How to scrape YouTube transcripts at scale

  1. Set transcriptMethod=captions for the cheapest path — most popular videos have captions
  2. For videos without captions, set transcriptMethod=auto with a real OpenAI key
  3. Use maxWhisperMinutesPerRun to cap your OpenAI exposure per run (default 60 min = ~$0.36)
  4. Schedule recurring runs via Apify scheduler for monitoring channels / playlists (process URLs in batches)
  5. Pipe results to Google Sheets, BigQuery, Slack via Apify integrations

Anti-bot resilience

  • yt-dlp 2026.03.17 pinned in the Docker image. The 2026 YouTube anti-bot environment (PoToken, SABR signature ciphers) is handled by yt-dlp's mature extractor stack — validated at 87% audio-download success rate against a representative video sample on RESIDENTIAL proxy with no PoToken plugin
  • RESIDENTIAL proxy default — YouTube reliably blocks datacenter IPs in 2026
  • Real-Chrome User-Agent sent on subprocess calls
  • Per-run summary log lets you detect when audio-download success rate degrades

Security and credential handling

  • openaiApiKey is isSecret: true — masked in the Console input form and at rest
  • Key is sent only to api.openai.com over HTTPS
  • Errors from OpenAI are sanitized: sk-* patterns are masked before any log line, dataset record, or thrown error
  • Audio files are written only to OS temp dir (never to the actor's Apify storage), deleted immediately after the Whisper call (try/finally), and best-effort cleaned on actor abort

API usage

import { ApifyClient } from 'apify-client';
const client = new ApifyClient({ token: 'YOUR_APIFY_TOKEN' });
const run = await client.actor('YOUR_USERNAME/youtube-transcriber').call({
videoUrls: ['https://www.youtube.com/watch?v=jNQXAC9IVRw'],
openaiApiKey: 'sk-YOUR_OPENAI_KEY',
transcriptMethod: 'auto',
outputFormat: 'text',
});
const { items } = await client.dataset(run.namedDatasetIds.transcripts).listItems();
console.log(items);

FAQ

Why do I need an OpenAI key? Whisper transcription quality is best in class and we don't bundle the cost — you pay OpenAI directly. If a video has captions, the key isn't used. The captions-only mode skips Whisper entirely so you can use the actor without an OpenAI account by setting transcriptMethod=captions and pasting any non-empty placeholder.
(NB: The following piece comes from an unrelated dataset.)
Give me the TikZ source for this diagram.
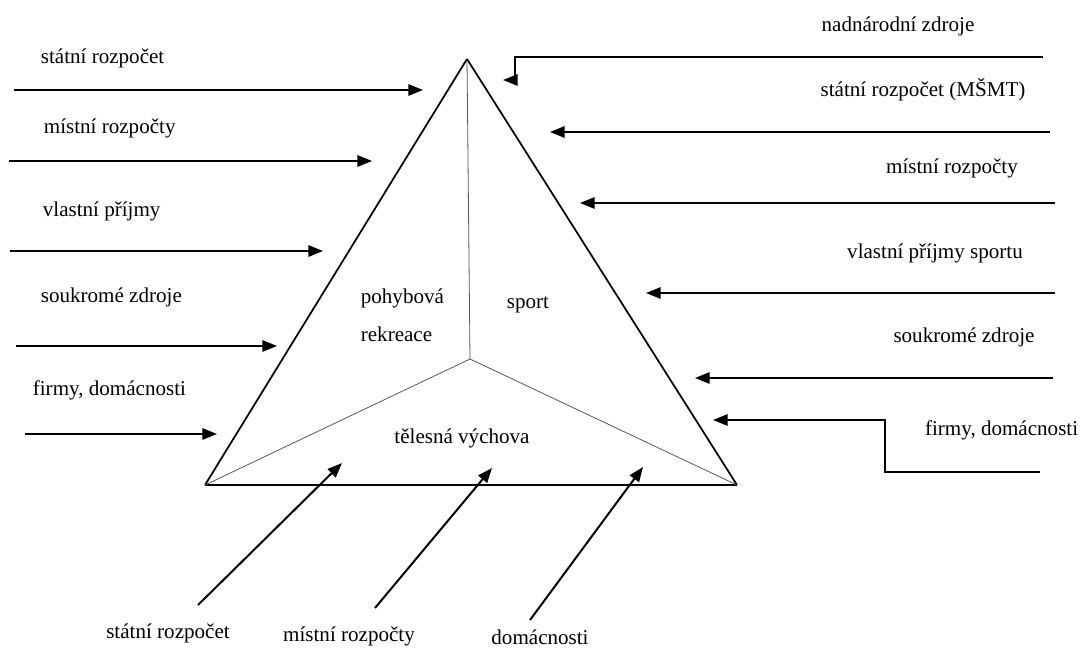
\documentclass[tikz,border=0pt]{standalone}
\usepackage{fontspec}
\setmainfont{Liberation Serif}
\usetikzlibrary{arrows.meta}

\begin{document}
\begin{tikzpicture}[x=0.75pt, y=-0.75pt, line width=1.3pt,
  tok/.style={line width=1.5pt, -{Triangle[length=11pt, width=8.5pt]}},
  lbl/.style={font=\fontsize{15.8}{18}\selectfont, inner sep=0pt},
  dil/.style={line width=0.6pt, gray!70!black}]
  \useasboundingbox (0,0) rectangle (1081,650);

  % trojúhelník: vrchol nahoře, levý a pravý roh základny, střed
  \coordinate (V) at (467, 59);
  \coordinate (L) at (205, 485);
  \coordinate (R) at (737, 485);
  \coordinate (S) at (470, 359);

  \draw (V) -- (L);
  \draw (V) -- (R);
  \draw[line width=1pt] (L) -- (R);

  % dělicí čáry uvnitř
  \draw[dil] (V) -- (S);
  \draw[dil] (S) -- (L);
  \draw[dil] (S) -- (R);

  \node[lbl, anchor=west] (rek1) at (360, 298) {pohybová};
  \node[lbl, anchor=west] (rek2) at (360, 334) {rekreace};
  \node[lbl] (spo) at (528, 305) {sport};
  \node[lbl] (tv)  at (462, 438) {tělesná výchova};

  % levá strana: zdroje pohybové rekreace
  \coordinate (la1) at (14, 90);   \coordinate (lb1) at (423, 90);
  \coordinate (la2) at (9, 161);   \coordinate (lb2) at (372, 161);
  \coordinate (la3) at (10, 251);  \coordinate (lb3) at (323, 251);
  \coordinate (la4) at (16, 346);  \coordinate (lb4) at (277, 346);
  \coordinate (la5) at (25, 434);  \coordinate (lb5) at (217, 434);

  \draw[tok] (la1) -- (lb1);
  \draw[tok] (la2) -- (lb2);
  \draw[tok] (la3) -- (lb3);
  \draw[tok] (la4) -- (lb4);
  \draw[tok] (la5) -- (lb5);

  \node[lbl, anchor=west] (ll1) at (40, 58)  {státní rozpočet};
  \node[lbl, anchor=west] (ll2) at (43, 128) {místní rozpočty};
  \node[lbl, anchor=west] (ll3) at (42, 211) {vlastní příjmy};
  \node[lbl, anchor=west] (ll4) at (40, 297) {soukromé zdroje};
  \node[lbl, anchor=west] (ll5) at (32, 390) {firmy, domácnosti};

  % pravá strana: zdroje sportu
  \coordinate (ra0) at (1043, 57); \coordinate (rk0) at (515, 57);
  \coordinate (rb0) at (503, 80);
  \coordinate (ra1) at (1050, 132); \coordinate (rb1) at (550, 132);
  \coordinate (ra2) at (1055, 203); \coordinate (rb2) at (580, 203);
  \coordinate (ra3) at (1055, 293); \coordinate (rb3) at (646, 293);
  \coordinate (ra4) at (1053, 378); \coordinate (rb4) at (695, 378);
  \coordinate (ra5) at (1040, 472); \coordinate (rk5) at (885, 472);
  \coordinate (rb5) at (713, 420);

  \draw[tok] (ra0) -- (rk0) |- (rb0);
  \draw[tok] (ra1) -- (rb1);
  \draw[tok] (ra2) -- (rb2);
  \draw[tok] (ra3) -- (rb3);
  \draw[tok] (ra4) -- (rb4);
  \draw[tok] (ra5) -- (rk5) |- (rb5);

  \node[lbl] (rl0) at (898, 26)  {nadnárodní zdroje};
  \node[lbl] (rl1) at (923, 90)  {státní rozpočet (MŠMT)};
  \node[lbl] (rl2) at (952, 168) {místní rozpočty};
  \node[lbl] (rl3) at (935, 253) {vlastní příjmy sportu};
  \node[lbl] (rl4) at (964, 337) {soukromé zdroje};
  \node[lbl, anchor=east] (rl5) at (1079, 430) {firmy, domácnosti};

  % dole: zdroje tělesné výchovy
  \coordinate (da1) at (198, 605); \coordinate (db1) at (342, 463);
  \coordinate (da2) at (375, 608); \coordinate (db2) at (492, 468);
  \coordinate (da3) at (530, 620); \coordinate (db3) at (643, 467);

  \draw[tok] (da1) -- (db1);
  \draw[tok] (da2) -- (db2);
  \draw[tok] (da3) -- (db3);

  \node[lbl] (dl1) at (168, 633) {státní rozpočet};
  \node[lbl] (dl2) at (349, 636) {místní rozpočty};
  \node[lbl] (dl3) at (540, 637) {domácnosti};
\end{tikzpicture}
\end{document}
Why is maxDurationMinutes capped at 18 by default? OpenAI Whisper's hard limit is 25 MB per request. 18 minutes of audio at typical bitrates is comfortably under. If you raise the cap, you may hit audio-exceeds-whisper-limit skips on high-bitrate music videos.

Can I scrape playlists or channels? Not in v1 — single video URLs only. Workaround: use Apify's other YouTube actors to extract video URLs from a playlist/channel, then pipe them into this one.
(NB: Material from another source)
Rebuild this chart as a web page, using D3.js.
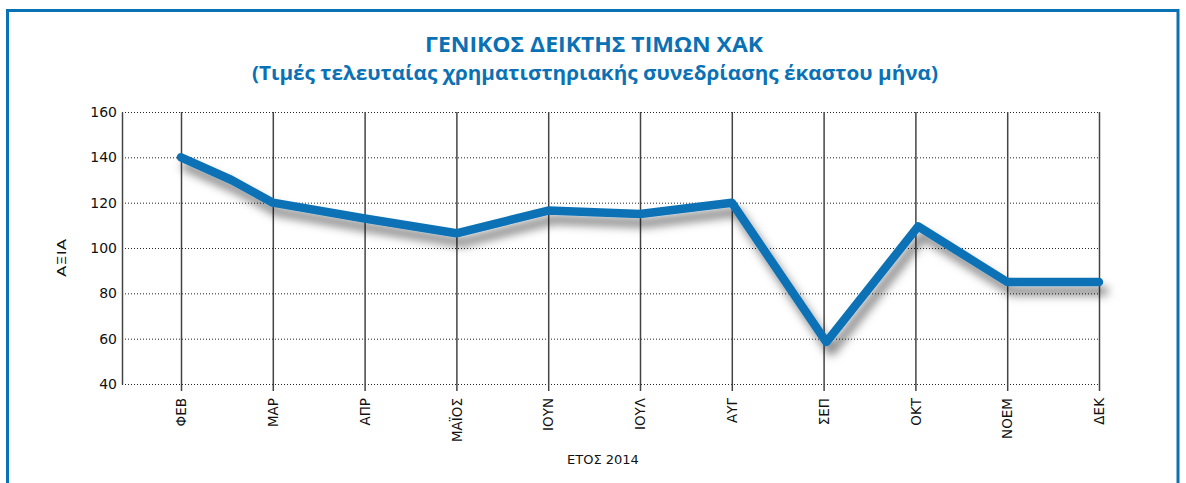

What about livestreams? Active livestreams are skipped with reason live-stream. Concluded livestream archives may work but are not explicitly tested.
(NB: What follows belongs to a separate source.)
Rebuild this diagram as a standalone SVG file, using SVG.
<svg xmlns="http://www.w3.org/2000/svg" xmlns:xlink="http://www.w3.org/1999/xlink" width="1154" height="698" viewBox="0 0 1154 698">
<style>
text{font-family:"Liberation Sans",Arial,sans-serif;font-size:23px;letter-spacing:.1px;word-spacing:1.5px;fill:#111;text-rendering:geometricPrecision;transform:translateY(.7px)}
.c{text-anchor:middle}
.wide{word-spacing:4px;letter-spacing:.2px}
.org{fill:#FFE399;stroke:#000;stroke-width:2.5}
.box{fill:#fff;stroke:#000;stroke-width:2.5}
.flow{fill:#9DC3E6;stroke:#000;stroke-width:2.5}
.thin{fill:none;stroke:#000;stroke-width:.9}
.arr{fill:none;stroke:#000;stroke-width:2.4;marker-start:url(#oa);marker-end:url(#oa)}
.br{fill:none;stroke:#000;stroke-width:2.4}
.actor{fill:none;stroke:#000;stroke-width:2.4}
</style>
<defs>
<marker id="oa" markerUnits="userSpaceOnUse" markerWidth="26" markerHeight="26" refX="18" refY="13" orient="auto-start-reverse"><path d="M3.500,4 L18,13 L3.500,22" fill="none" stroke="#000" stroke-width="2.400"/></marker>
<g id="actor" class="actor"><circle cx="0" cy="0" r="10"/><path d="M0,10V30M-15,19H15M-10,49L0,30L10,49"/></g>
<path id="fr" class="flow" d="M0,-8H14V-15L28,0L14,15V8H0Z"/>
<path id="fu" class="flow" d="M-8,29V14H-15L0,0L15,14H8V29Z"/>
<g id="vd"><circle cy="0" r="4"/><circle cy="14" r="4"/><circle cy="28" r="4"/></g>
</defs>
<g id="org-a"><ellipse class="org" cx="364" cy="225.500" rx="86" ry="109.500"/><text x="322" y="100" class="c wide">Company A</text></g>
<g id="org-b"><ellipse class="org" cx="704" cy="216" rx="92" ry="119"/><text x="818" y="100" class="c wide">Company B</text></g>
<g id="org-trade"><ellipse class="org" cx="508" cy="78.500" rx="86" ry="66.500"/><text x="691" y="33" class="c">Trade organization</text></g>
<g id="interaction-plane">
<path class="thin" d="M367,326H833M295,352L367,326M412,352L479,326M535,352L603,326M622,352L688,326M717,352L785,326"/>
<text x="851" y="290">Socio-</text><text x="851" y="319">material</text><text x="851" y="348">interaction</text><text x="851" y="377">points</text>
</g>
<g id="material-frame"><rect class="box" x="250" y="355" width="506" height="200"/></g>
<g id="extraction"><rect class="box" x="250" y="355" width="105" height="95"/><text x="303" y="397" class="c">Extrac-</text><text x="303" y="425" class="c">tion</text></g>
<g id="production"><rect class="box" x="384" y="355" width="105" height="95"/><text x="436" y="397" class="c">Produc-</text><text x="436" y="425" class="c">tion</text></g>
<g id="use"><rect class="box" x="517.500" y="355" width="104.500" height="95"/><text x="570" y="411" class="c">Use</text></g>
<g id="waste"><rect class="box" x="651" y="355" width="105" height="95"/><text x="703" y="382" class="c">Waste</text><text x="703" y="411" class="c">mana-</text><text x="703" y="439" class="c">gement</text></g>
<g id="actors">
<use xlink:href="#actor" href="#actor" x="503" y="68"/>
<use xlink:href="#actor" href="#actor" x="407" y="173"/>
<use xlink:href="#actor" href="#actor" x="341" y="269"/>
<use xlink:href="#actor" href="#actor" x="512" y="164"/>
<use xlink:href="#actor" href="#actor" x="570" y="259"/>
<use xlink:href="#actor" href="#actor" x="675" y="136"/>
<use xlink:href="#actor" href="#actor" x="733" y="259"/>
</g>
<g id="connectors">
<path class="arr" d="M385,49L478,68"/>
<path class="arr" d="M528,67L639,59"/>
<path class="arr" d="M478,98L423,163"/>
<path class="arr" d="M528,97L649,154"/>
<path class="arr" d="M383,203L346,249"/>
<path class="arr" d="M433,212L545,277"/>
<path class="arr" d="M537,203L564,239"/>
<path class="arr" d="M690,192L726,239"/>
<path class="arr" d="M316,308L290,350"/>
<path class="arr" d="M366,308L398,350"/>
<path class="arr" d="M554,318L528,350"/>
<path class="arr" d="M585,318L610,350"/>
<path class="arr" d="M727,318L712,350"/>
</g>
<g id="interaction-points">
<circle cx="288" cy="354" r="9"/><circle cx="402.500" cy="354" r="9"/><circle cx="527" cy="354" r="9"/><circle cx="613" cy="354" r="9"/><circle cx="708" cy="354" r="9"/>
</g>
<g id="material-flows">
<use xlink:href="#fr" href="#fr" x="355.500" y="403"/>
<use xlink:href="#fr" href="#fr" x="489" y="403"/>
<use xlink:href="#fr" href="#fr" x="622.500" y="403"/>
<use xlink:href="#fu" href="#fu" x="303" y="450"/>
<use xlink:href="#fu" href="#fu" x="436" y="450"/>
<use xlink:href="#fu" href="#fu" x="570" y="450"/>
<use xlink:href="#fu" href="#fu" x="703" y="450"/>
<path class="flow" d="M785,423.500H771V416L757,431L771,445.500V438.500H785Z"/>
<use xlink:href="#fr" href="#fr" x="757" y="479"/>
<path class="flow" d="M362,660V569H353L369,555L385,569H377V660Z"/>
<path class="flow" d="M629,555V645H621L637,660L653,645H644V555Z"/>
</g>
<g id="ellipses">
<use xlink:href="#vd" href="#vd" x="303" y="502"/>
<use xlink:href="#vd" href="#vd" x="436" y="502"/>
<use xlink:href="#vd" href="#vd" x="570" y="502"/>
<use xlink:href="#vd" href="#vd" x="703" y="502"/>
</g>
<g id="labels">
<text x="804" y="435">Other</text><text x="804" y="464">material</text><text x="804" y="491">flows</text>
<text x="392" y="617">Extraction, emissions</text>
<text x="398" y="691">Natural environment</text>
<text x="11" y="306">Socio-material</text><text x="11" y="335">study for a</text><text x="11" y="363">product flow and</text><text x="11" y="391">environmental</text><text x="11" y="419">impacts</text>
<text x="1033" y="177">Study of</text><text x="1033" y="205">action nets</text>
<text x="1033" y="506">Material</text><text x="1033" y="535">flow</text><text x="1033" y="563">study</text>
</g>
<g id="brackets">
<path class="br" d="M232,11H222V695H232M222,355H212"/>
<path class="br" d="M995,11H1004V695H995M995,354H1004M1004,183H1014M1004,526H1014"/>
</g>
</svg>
What about private/age-restricted videos? They produce video-unavailable skip records. The actor never tries to authenticate.

The actor returned a whisper-api-error:402-insufficient-quota skip — what now? Your OpenAI account is out of credit. Top up at platform.openai.com — the actor side cost is unaffected.

Can I get SRT/VTT subtitle files? Not in v1. JSON output gives you per-segment timestamps that you can convert client-side.

This actor accesses publicly available YouTube content. Scraping public data is generally permissible per hiQ Labs v. LinkedIn (2022). The actor does not log in, bypass age-gates, or download from private/restricted videos. For commercial uses, consult your own legal counsel — this is not legal advice. GDPR: video metadata may include creator names (public usernames); aggregate anonymized analysis is generally safe.